The Huangguan Escalator (皇冠大扶梯 (皇冠大扶梯, Crown Grand Escalator), also known as the Lianglukou Escalator) is an escalator in Chongqing, China.

Constructed in 1993 and completed in 1996, the Huangguan Escalator was the highest single-grading escalator in China and Asia when it was built. The escalator replaced an earlier funicular railway. The material used for building the escalator was imported, and the design and construction were directed by a local engineer, who also directed the construction of Chongqing Amusement Park.
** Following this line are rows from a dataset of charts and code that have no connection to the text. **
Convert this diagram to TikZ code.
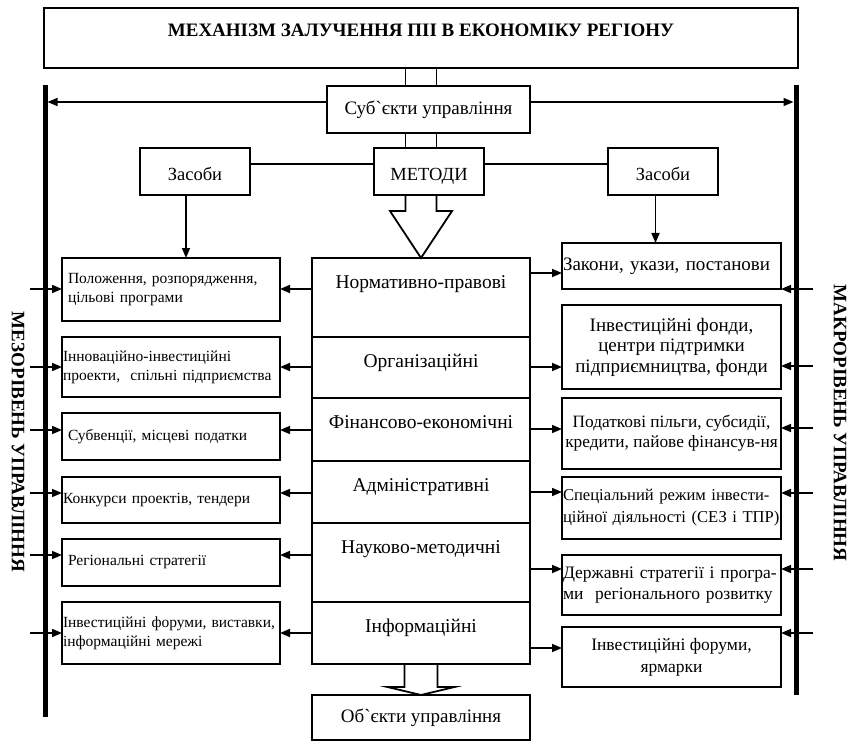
\documentclass[tikz,border=0pt]{standalone}
\usepackage{fontspec}
\newfontfamily\tnr{Liberation Serif}
\usetikzlibrary{positioning,arrows.meta}
\newcommand\fsz[2]{\fontsize{#1}{#2}\selectfont}

\tikzset{
  box/.style={draw,line width=1.8pt,inner sep=2pt,outer sep=0pt,align=center,anchor=north west},
  tbox/.style={box,minimum width=754pt,inner ysep=0pt,text height=29pt,text depth=31pt,font=\tnr\bfseries\fsz{19}{22}},
  sbox/.style={box,minimum width=110pt,inner ysep=0pt,text height=33pt,text depth=14pt,font=\tnr\fsz{18.5}{21}},
  crow/.style={draw,line width=1.8pt,outer sep=0pt,inner ysep=0pt,minimum width=218pt,text height=30pt,text depth=#1,font=\tnr\fsz{19.5}{22}},
  lbox/.style={box,align=left,inner xsep=6pt,text width=206pt,minimum height=#1,font=\tnr\fsz{15.5}{19}},
  lboxf/.style={lbox=#1,inner xsep=1pt,text width=216pt},
  rbox/.style={box,minimum width=219pt,minimum height=#1,font=\tnr\fsz{17.5}{21}},
  rboxl/.style={rbox=#1,align=left,inner xsep=1pt,text width=217pt},
  side/.style={font=\tnr\bfseries\fsz{19}{22},rotate=-90},
  bar/.style={line width=5pt},
  hollow/.style={line width=1.8pt,line join=miter}
}

\begin{document}
\begin{tikzpicture}[x=1pt,y=-1pt,>={Triangle[length=10pt,width=8pt]},line width=1.6pt]
\useasboundingbox (0,0) rectangle (853,743);

%---------------------------------
% TOP: MECHANISM AND SUBJECTS
%---------------------------------
\node[tbox] (title) at (44,8) {МЕХАНІЗМ ЗАЛУЧЕННЯ ПІІ В ЕКОНОМІКУ РЕГІОНУ};
\node[box,minimum width=203pt,minimum height=47pt,font=\tnr\fsz{19}{22}] (subj) at (327,86) {Суб`єкти управління};

\node[sbox] (zasL) at (140,148) {Засоби};
\node[sbox] (metody) at (374,148) {МЕТОДИ};
\node[sbox] (zasR) at (608,148) {Засоби};

%---------------------------------
% CENTRE: METHODS
%---------------------------------
\node[crow=49pt,anchor=north] (norm) at (421,258) {Нормативно-правові};
\node[crow=31pt,below=0pt of norm] (org) {Організаційні};
\node[crow=33pt,below=0pt of org] (fin) {Фінансово-економічні};
\node[crow=32pt,below=0pt of fin] (adm) {Адміністративні};
\node[crow=49pt,below=0pt of adm] (nauk) {Науково-методичні};
\node[crow=32pt,below=0pt of nauk] (info) {Інформаційні};

\node[box,minimum width=218pt,minimum height=45pt,font=\tnr\fsz{19}{22}] (obj) at (312,695) {Об`єкти управління};

%---------------------------------
% LEFT: MESO LEVEL
%---------------------------------
\node[lbox=63pt] (pol) at (62,258) {Положення, розпорядження,\\цільові програми};
\node[lboxf=60pt] (inn) at (62,337) {\mbox{Інноваційно-інвестиційні}\\\mbox{проекти,\ \ спільні підприємства}};
\node[lbox=47pt] (sub) at (62,413) {Субвенції, місцеві податки};
\node[lboxf=46pt] (kon) at (62,477) {\mbox{Конкурси проектів, тендери}};
\node[lbox=47pt] (reg) at (62,539) {Регіональні стратегії};
\node[lboxf=62pt] (invL) at (62,602) {\mbox{Інвестиційні форуми, виставки,}\\\mbox{інформаційні мережі}};

%---------------------------------
% RIGHT: MACRO LEVEL
%---------------------------------
\node[rboxl=46pt,font=\tnr\fsz{19}{22}] (zak) at (562,243) {\mbox{Закони, укази, постанови}};
\node[rbox=84pt,font=\tnr\fsz{19}{20.5}] (fond) at (562,305) {Інвестиційні фонди,\\центри підтримки\\підприємництва, фонди};
\node[rbox=71pt,font=\tnr\fsz{17.3}{20}] (pod) at (562,398) {Податкові пільги, субсидії,\\кредити, пайове фінансув-ня};
\node[rboxl=62pt,font=\tnr\fsz{16.6}{22}] (spec) at (562,477) {\mbox{Спеціальний режим інвести-}\\\mbox{ційної діяльності (СЕЗ і ТПР)}};
\node[rboxl=60pt] (derzh) at (562,555) {\mbox{Державні стратегії і програ-}\\\mbox{ми\ \ регіонального розвитку}};
\node[rbox=60pt,font=\tnr\fsz{17.5}{22}] (invR) at (562,627) {Інвестиційні форуми,\\ярмарки};

% side captions
\node[side] (mezo) at (18,442) {МЕЗОРІВЕНЬ УПРАВЛІННЯ};
\node[side] (makro) at (840,423) {МАКРОРІВЕНЬ УПРАВЛІННЯ};

%---------------------------------
% BARS AND CONNECTORS
%---------------------------------
\coordinate (barLtop) at (45,85);
\coordinate (barLbot) at (45,717);
\coordinate (barRtop) at (796,85);
\coordinate (barRbot) at (796,695);
\draw[bar] (barLtop) -- (barLbot);
\draw[bar] (barRtop) -- (barRbot);

\coordinate (hubL) at (47.5,102);
\coordinate (hubR) at (793.5,102);
\draw[->] (hubL -| subj.west) -- (hubL);
\draw[->] (hubR -| subj.east) -- (hubR);

% double lines between the upper boxes
\draw ([xshift=-15.5pt]norm.north |- title.south) -- ([xshift=-15.5pt]norm.north |- subj.north);
\draw ([xshift=15.5pt]norm.north |- title.south) -- ([xshift=15.5pt]norm.north |- subj.north);
\draw ([xshift=-15.5pt]norm.north |- subj.south) -- ([xshift=-15.5pt]norm.north |- metody.north);
\draw ([xshift=15.5pt]norm.north |- subj.south) -- ([xshift=15.5pt]norm.north |- metody.north);

\draw ([yshift=7.5pt]zasL.east) -- ([yshift=7.5pt]metody.west);
\draw ([yshift=7.5pt]metody.east) -- ([yshift=7.5pt]zasR.west);

\draw[->] ([xshift=-9pt]zasL.south) -- ([xshift=-9pt]zasL.south |- pol.north);
\draw[->] ([xshift=-7.5pt]zasR.south) -- ([xshift=-7.5pt]zasR.south |- zak.north);

% hollow arrows
\draw[hollow] ([xshift=-15.5pt]norm.north |- metody.south) -- ++(0,16) -- ++(-15.5,0)
  -- (norm.north) -- ++(31,-47) -- ++(-15.5,0) -- ++(0,-16);
\draw[hollow] ([xshift=-16.5pt]info.south) -- ++(0,23) -- ++(-17,0)
  -- (obj.north) -- ++(33.5,-8) -- ++(-17,0) -- ++(0,-23);

% arrows to the left column
\foreach \yy/\nm [count=\i] in {289/pol,367/inn,430/sub,493/kon,555/reg,633/invL}{
  \coordinate (ml\i) at (30,\yy);
  \draw[->] (ml\i) -- (ml\i -| \nm.west);
  \draw[->] (ml\i -| norm.west) -- (ml\i -| \nm.east);
}

% arrows to the right column
\foreach \yy/\nm [count=\i] in {289/zak,366/fond,428/pod,493/spec,569/derzh,633/invR}{
  \coordinate (mr\i) at (813,\yy);
  \draw[->] (mr\i) -- (mr\i -| \nm.east);
}
\foreach \yy/\nm [count=\i] in {273/zak,367/fond,429/pod,492/spec,569/derzh,648/invR}{
  \coordinate (cr\i) at (530,\yy);
  \draw[->] (cr\i -| norm.east) -- (cr\i -| \nm.west);
}

\end{tikzpicture}
\end{document}
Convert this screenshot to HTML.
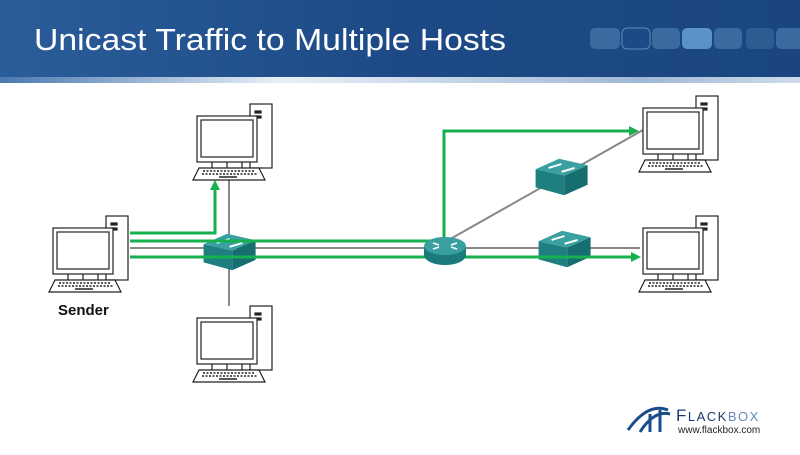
<!DOCTYPE html><html><head><style>body{margin:0;width:800px;height:450px;overflow:hidden;background:#fff;font-family:"Liberation Sans",sans-serif}</style></head><body>
<svg width="800" height="450" xmlns="http://www.w3.org/2000/svg">
<defs>
<linearGradient id="hd" x1="0" x2="1"><stop offset="0" stop-color="#2a5d9a"/><stop offset="0.5" stop-color="#1d4a86"/><stop offset="1" stop-color="#1a4580"/></linearGradient>
<linearGradient id="hl" x1="0" x2="1"><stop offset="0" stop-color="#4a78b0"/><stop offset="0.35" stop-color="#e8f0f8"/><stop offset="0.8" stop-color="#9fb8d6"/><stop offset="1" stop-color="#cfdcea"/></linearGradient>
<g id="pc" fill="#fff" stroke="#222" stroke-width="1.2">
<rect x="53" y="0" width="22" height="64"/>
<rect x="58" y="7" width="6" height="2" fill="#222"/><rect x="58" y="12" width="6" height="2" fill="#222"/>
<rect x="0" y="12" width="60" height="46"/>
<rect x="4" y="16" width="52" height="37"/>
<line x1="15" y1="58" x2="15" y2="64"/><line x1="30" y1="58" x2="30" y2="64"/><line x1="45" y1="58" x2="45" y2="64"/>
<polygon points="2,64 62,64 68,76 -4,76"/>
<line x1="6" y1="67" x2="58" y2="67" stroke-dasharray="2 1.5" stroke-width="1.5"/>
<line x1="5" y1="70" x2="60" y2="70" stroke-dasharray="2 1.5" stroke-width="1.5"/>
<line x1="22" y1="73" x2="40" y2="73" stroke-width="1.5"/>
</g>
<g id="sw" transform="scale(1.3)">
<polygon points="-18,-6 0,-14 22,-9 4,-1" fill="#3aa0a0"/>
<polygon points="-18,-6 4,-1 4,14 -18,8" fill="#1f7f80"/>
<polygon points="4,-1 22,-9 22,6 4,14" fill="#166e70"/>
<line x1="-8" y1="-7" x2="2" y2="-10" stroke="#fff" stroke-width="1.5"/><line x1="2" y1="-4" x2="12" y2="-7" stroke="#fff" stroke-width="1.5"/>
</g>
</defs>
<rect x="0" y="0" width="800" height="79" fill="url(#hd)"/>
<rect x="0" y="77" width="800" height="6" fill="url(#hl)"/>
<text x="34" y="50" font-size="31" fill="#fff" font-family="Liberation Sans Narrow,Liberation Sans,sans-serif" textLength="472" lengthAdjust="spacingAndGlyphs">Unicast Traffic to Multiple Hosts</text>
<g fill="#3a6aa0"><rect x="590" y="28" width="30" height="21" rx="5"/><rect x="622" y="28" width="28" height="21" rx="5" fill="#1d4a86" stroke="#5d88b8"/><rect x="652" y="28" width="28" height="21" rx="5"/><rect x="682" y="28" width="30" height="21" rx="5" fill="#5b92c8"/><rect x="714" y="28" width="28" height="21" rx="5"/><rect x="746" y="28" width="28" height="21" rx="5" fill="#2e5c92"/><rect x="776" y="28" width="28" height="21" rx="5"/></g>

<g stroke="#888" stroke-width="2" fill="none">
<line x1="130" y1="248" x2="640" y2="248"/>
<line x1="229" y1="180" x2="229" y2="306"/>
<line x1="445" y1="242" x2="643" y2="130"/>
</g>
<g stroke="#17b04f" stroke-width="3" fill="none">
<polyline points="130,233 215,233 215,188"/>
<line x1="130" y1="241" x2="430" y2="241"/>
<line x1="130" y1="257" x2="632" y2="257"/>
<polyline points="444,248 444,131 630,131"/>
</g>
<g fill="#17b04f">
<polygon points="215,180 210,190 220,190"/>
<polygon points="641,257 631,252 631,262"/>
<polygon points="639,131 629,126 629,136"/>
</g>
<use href="#pc" x="53" y="216"/>
<use href="#pc" x="197" y="104"/>
<use href="#pc" x="197" y="306"/>
<use href="#pc" x="643" y="96"/>
<use href="#pc" x="643" y="216"/>
<use href="#sw" x="227" y="252"/>
<use href="#sw" x="559" y="177"/>
<use href="#sw" x="562" y="249"/>
<line x1="130" y1="257" x2="632" y2="257" stroke="#17b04f" stroke-width="3"/>
<line x1="130" y1="241" x2="430" y2="241" stroke="#17b04f" stroke-width="3"/>
<g>
<path d="M424,246 v9 a21,10 0 0 0 42,0 v-9 z" fill="#1b7a7c"/>
<ellipse cx="445" cy="246" rx="21" ry="9" fill="#3a9fa0"/>
<path d="M433,243 l6,2 M457,243 l-6,2 M433,249 l6,-2 M457,249 l-6,-2" stroke="#fff" stroke-width="1.6"/>
</g>
<line x1="466" y1="257" x2="632" y2="257" stroke="#17b04f" stroke-width="3"/>
<text x="58" y="315" font-size="15" font-weight="bold" fill="#111">Sender</text>
<g stroke="#1a4c8c" stroke-width="3" fill="none"><path d="M628,430 q20,-28 40,-20"/><path d="M640,432 q14,-22 30,-18"/><line x1="650" y1="414" x2="650" y2="432"/><line x1="660" y1="410" x2="660" y2="432"/></g>
<text x="676" y="421" font-size="17" fill="#1a3a6a" letter-spacing="1.5">F<tspan font-size="13">LACK</tspan><tspan font-size="13" fill="#6a8ab8">BOX</tspan></text>
<text x="678" y="433" font-size="10" fill="#222">www.flackbox.com</text>
</svg>
</body></html>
Currently, it is the third-highest escalator in Asia, with a height less than the escalator in Rustaveli station in the Tbilisi Metro (60 meters high) and an escalator in the Pyongyang Metro, North Korea (64 meters high). It is 112 m long and 1.3 m wide, with a height of about 53 m, and connects the Chongqing railway station at Caiyuanba to Lianglukou metro station. Due to the hilly nature of the terrain, the Lianglukou metro station is at the top of the escalator while the Chongqing railway station is at the bottom.

There is a small charge for using the escalator, and it is monitored by a supervisor at each end. It takes 2.5 minutes for a passenger to finish a one-way trip on the escalator. The escalator plays a key role in the civil transportation of the mountainous city Chongqing.